KIT: The main actor can't do his part anymore
dScribe: (calm, and deeply concerned) Why did sth happen?
KIT: He's not comfortable with the part anymore
dScribe: (Now irritated and frustrated) Really?and he's just realizing now, couple of hours before the show. Aiight then, the actors / actresses suck anyway. I'll just call R and tell her we're not performing
KIT: NO. We have to have a drama!
At this point I almost admire his drive
KIT: I'll do the part.
Now, I'm very irritated, I feel like this was the plan all along
dScribe: You can't play Frank. Thats not what we have on the script. Do u realize this will change the entire drama? You don't fit the role cos. u cannot form an American accent
KIT: Listen to me, its not about a power struggle, I know you're the director but its about whats best for the team. Allow me to handle this...

At this point I'd like to pause and allow reactions after I get at least one, I'll continue

Friday, April 13, 2007

Gender Roles in a Family

Hello readers... or the lack of it!!!,

Its been an eventful month so far!! Very eventful indeed!
Well, it seems everyone is loving someone, is getting married or engaged...
But there is one issue that I'm yet to get over, it is Gender roles in a home.

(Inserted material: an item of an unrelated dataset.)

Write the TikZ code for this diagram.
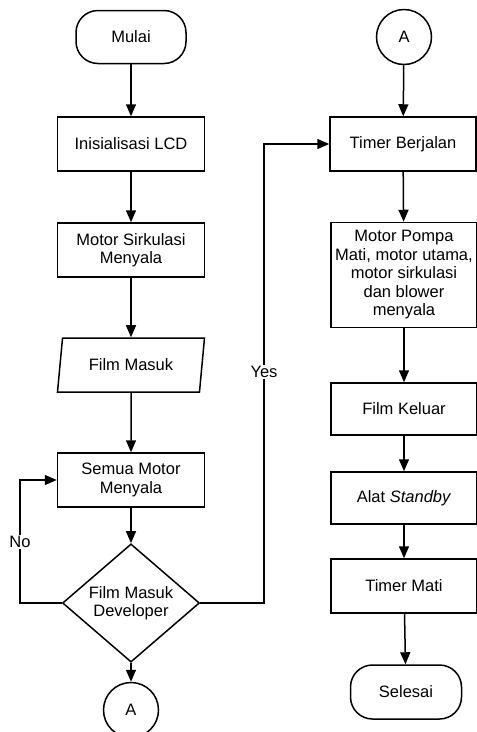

As I said everyone including myself is in like, strong like, in love, or in denial. Actually, I have decided that "I am on the "L" bridge, on one end lies 'like' & on the other end, lies 'love'; I'm in the middle". Okay having established this fact, lets get to the koko of this posting, already.

Several guys, I have come to know, are working very hard to take care of their households. Mind you, many of these guys are unmarried, they are preparing in advance.

While this might be a very important and maybe enviable thing to do, sometimes I don't understand it. Is the man "preparing" because he expects his wife to come empty-handed? Does he expect to do the "work" all by himself?
I totally understand that a man is the breadwinner of the home, and S explained that its like, the man goes to the farm and brings the raw food, when he gets home, his wife cooks it and caters to him. I forgot to tell him that women have gone and can go to the farm too.

Point made. The koko of the matter is "all the work" men put in; to ensure comfort in a home. Is there a lot of pressure (unneccessary pressure) on the man? Who has put this pressure on him? Should the pressure remain?

I'd really like to hear your feedback, Thank you

Sunday, April 1, 2007

April Fools?

I know THIS feeling is not my mind playing games with me
I HOPE this feeling is NOT my mind playing games on me
I don't want 2 be like "some people" I know, as in I don't want 2 act the way they do when they like someone. It'll be JUST TOO MUCH!
Its a head thing for now... its almost in the heart, I think

I just committed 2 writing sth I hope I can handle!!!!! I'm sure I can but I feel a lil' pressured b/c I feel like I have 2 do soooo well 2 impress. Feel me?

Well 2nite is going 2 be something. I'll find out.
I'm about 2 go Power Walking. This month, I've made certain goals for myself (they were all coincidental, almost inspired)
By the grace of God, I hope to achieve them ALL!!!

Dear Lord, You absolutely HAVE to help me, because if I were in Your position and You were in my situation, I will NOT hesitate to help You. Thank you Sweet Jesus! Amen!!